Hace mucho tiempo, cuando se discutía el destino de los aportes que recibiría Valparaíso producto de su condición patrimonial, escuchaba decir a un sabio profesor de la UCV que la mejor acción que se podía llevar a cabo para proteger la ciudad era construir y reconstruir todos los muros de contención necesarios. En ellos reside la esencia del valor patrimonial que hace del puerto una ciudad única: su obstinación por hacer habitable la pendiente y abrir una ventana al mar en donde la vista lo amerite. Construir un plano sobre un terreno escarpado y lograr llegar a él, ya sea por una cuesta o por una escala estrecha. En esa obstinación creativa reside también su condena: una ciudad que se escurre, una ciudad que se inflama por sus quebradas, una ciudad de rincones inaccesibles. En gran parte, una ciudad autoconstruida, sin más planificación que el ingenio ni más fiscalización que el inexorable deterioro que trae el paso del tiempo.
Evito escribir de Valparaíso, porque me supera su complejidad. Me fascina y me atormenta su belleza terrible. Me siento cómplice del fetichismo que ha elevado la miseria urbana a valor cultural; que tapa la pobreza con pintura de colores y acalla los problemas con tambores. Con insoportable frecuencia, la ciudad nos abofetea con explosiones, derrumbes, incendios. Tragedias humanas que nos ponen frente a nuestra frivolidad, a nuestro materialismo y a la incapacidad política de otorgarle a los porteños su derecho a la ciudad: el derecho de las personas a su integridad física, a la seguridad, a la vida.
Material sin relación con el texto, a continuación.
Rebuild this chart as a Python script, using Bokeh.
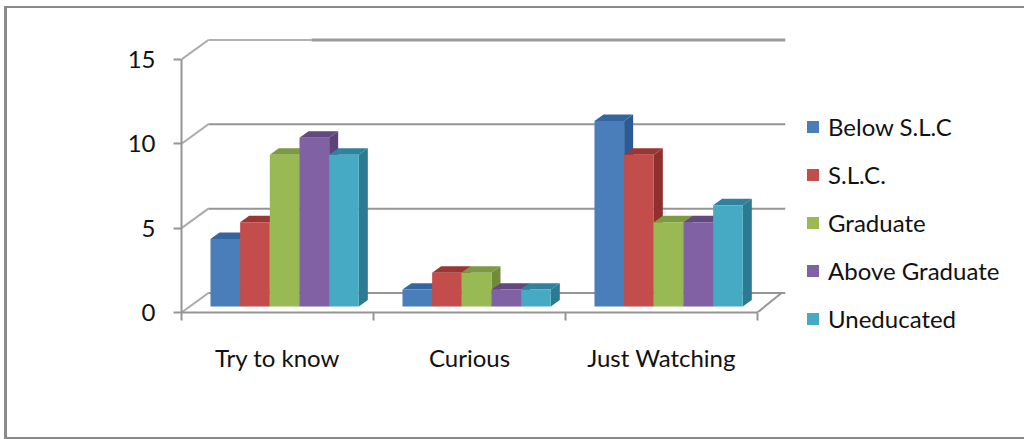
from bokeh.embed import file_html
from bokeh.resources import INLINE
from bokeh.plotting import figure
from bokeh.models import FixedTicker, Legend, LegendItem, LinearAxis, Range1d

categories = ["Try to know", "Curious", "Just Watching"]
series_names = ["Below S.L.C", "S.L.C.", "Graduate", "Above Graduate", "Uneducated"]
below_slc = [4, 1, 11]
slc = [5, 2, 9]
graduate = [9, 2, 5]
above_graduate = [10, 1, 5]
uneducated = [9, 1, 6]
series_values = [below_slc, slc, graduate, above_graduate, uneducated]
y_ticks = [0, 5, 10, 15]

front_colors = ["#4a7ebb", "#c24d4a", "#98b954", "#8062a4", "#46aac5"]
side_colors = ["#2c5a92", "#8f2f2e", "#708c3a", "#5b4379", "#2a7a91"]
top_colors = ["#33669f", "#9a3634", "#7d9a42", "#62497f", "#2f829c"]

GRID = "#959595"
FONT = "Lato"
TEXT_SIZE = "24px"
TEXT_COLOR = "#111111"

# pseudo-3D geometry, in axis units
WALL_DX, WALL_DY = 0.14, 1.156      # floor depth
BAR_DX, BAR_DY = 0.047, 0.385       # bar depth
BAR_X0, BAR_W = 0.151, 0.1545       # first bar inset and bar width
BAR_Y0 = 0.356                      # bar base above the front floor edge
X_END, Y_END = 3.146, 16.42

# the chart box is the figure itself: ruled on three sides, open to the right
BOX_LEFT, BOX_TOP, BOX_RIGHT, BOX_BOTTOM = 4, 6, 1024, 439
p = figure(output_backend="svg", toolbar_location=None,
           frame_width=604, frame_height=277,
           x_range=Range1d(0, X_END), y_range=Range1d(0, Y_END),
           x_axis_location=None, y_axis_location=None,
           min_border_left=181 - BOX_LEFT, min_border_right=BOX_RIGHT - 785,
           min_border_top=35 - BOX_TOP, min_border_bottom=BOX_BOTTOM - 312)
p.margin = (BOX_TOP, 0, 0, BOX_LEFT)
p.grid.visible = False
p.outline_line_color = None
p.background_fill_color = "white"
p.border_fill_color = None
p.styles = {"box-shadow": "inset 3px 2px 0 0 #8a8a8a, inset 0 -2px 0 0 #8a8a8a"}

# back wall gridlines with their slanted returns towards the value axis
for v in y_ticks:
    p.line([0, WALL_DX], [v, v + WALL_DY], line_color=GRID, line_width=2, line_alpha=0.8)
    if v == y_ticks[-1]:
        split = (311 - 181) / 192
        p.line([WALL_DX, split], [v + WALL_DY] * 2, line_color="#b0b0b0", line_width=2)
        p.line([split, X_END], [v + WALL_DY] * 2, line_color="#999999", line_width=3)
    else:
        p.line([WALL_DX, X_END], [v + WALL_DY] * 2, line_color=GRID, line_width=2)
p.line([3, 3 + WALL_DX - 0.015], [0, WALL_DY], line_color=GRID, line_width=2)

# bars, drawn left to right so each one hides the side of its neighbour
items = []
for s, (name, vals) in enumerate(zip(series_names, series_values)):
    fx, fy, sx, sy, tx, ty = [], [], [], [], [], []
    for c, v in enumerate(vals):
        x0 = c + BAR_X0 + s * BAR_W
        x1 = x0 + BAR_W
        y0 = BAR_Y0
        y1 = BAR_Y0 + v
        fx.append([x0, x1, x1, x0])
        fy.append([y0, y0, y1, y1])
        sx.append([x1, x1 + BAR_DX, x1 + BAR_DX, x1])
        sy.append([y0, y0 + BAR_DY, y1 + BAR_DY, y1])
        tx.append([x0, x1, x1 + BAR_DX, x0 + BAR_DX])
        ty.append([y1, y1, y1 + BAR_DY, y1 + BAR_DY])
    p.patches(sx, sy, fill_color=side_colors[s], line_color=None)
    p.patches(tx, ty, fill_color=top_colors[s], line_color=None)
    front = p.patches(fx, fy, fill_color=front_colors[s], line_color=None)
    items.append(LegendItem(label=name, renderers=[front]))

# value axis
y_axis = LinearAxis(ticker=FixedTicker(ticks=y_ticks), bounds=(0, 15))
y_axis.axis_line_color = GRID
y_axis.axis_line_width = 2
y_axis.major_tick_line_color = GRID
y_axis.major_tick_line_width = 2
y_axis.major_tick_out = 8
y_axis.major_tick_in = 0
y_axis.minor_tick_line_color = None
y_axis.major_label_standoff = 18
y_axis.major_label_text_font = FONT
y_axis.major_label_text_font_size = TEXT_SIZE
y_axis.major_label_text_color = TEXT_COLOR
p.add_layout(y_axis, "left")

# category axis: tick marks between groups, labels at the group centres
centres = [i + 0.5 for i in range(len(categories))]
x_axis = LinearAxis(ticker=FixedTicker(ticks=centres, minor_ticks=list(range(len(categories) + 1))),
                    bounds=(0, 3))
x_axis.major_label_overrides = dict(zip(centres, categories))
x_axis.axis_line_color = GRID
x_axis.axis_line_width = 2
x_axis.major_tick_line_color = None
x_axis.minor_tick_line_color = GRID
x_axis.minor_tick_line_width = 2
x_axis.minor_tick_out = 8
x_axis.minor_tick_in = 0
x_axis.major_tick_out = 0
x_axis.major_tick_in = 0
x_axis.major_label_standoff = 22
x_axis.major_label_text_font = FONT
x_axis.major_label_text_font_size = TEXT_SIZE
x_axis.major_label_text_color = TEXT_COLOR
p.add_layout(x_axis, "below")

legend = Legend(items=items, location=(20, -21), orientation="vertical",
                border_line_color=None, background_fill_alpha=0,
                glyph_width=15, glyph_height=15, label_width=20, label_height=20,
                spacing=19, padding=0, margin=22, label_standoff=8,
                label_text_font=FONT, label_text_font_size=TEXT_SIZE,
                label_text_color=TEXT_COLOR)
p.add_layout(legend, "right")

open("out.html", "w").write(file_html(p, INLINE))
El país necesita mirar de frente a los cerros, sin el filtro de la postal pintoresca que ha naturalizado la pobreza. El puerto no solo requiere de proyectos de desarrollo económico que le ofrezcan perspectivas de crecimiento y empleo. Se necesitan recursos nacionales para intervenir el tejido urbano, tanto en el espacio público como en el privado, como si se tratara de una zona asolada. Porque los porteños viven en una ciudad que los mata, en un estado de catástrofe latente, y necesitan ayuda para reconstruirse, porque la envergadura de la tarea supera a cualquier comunidad.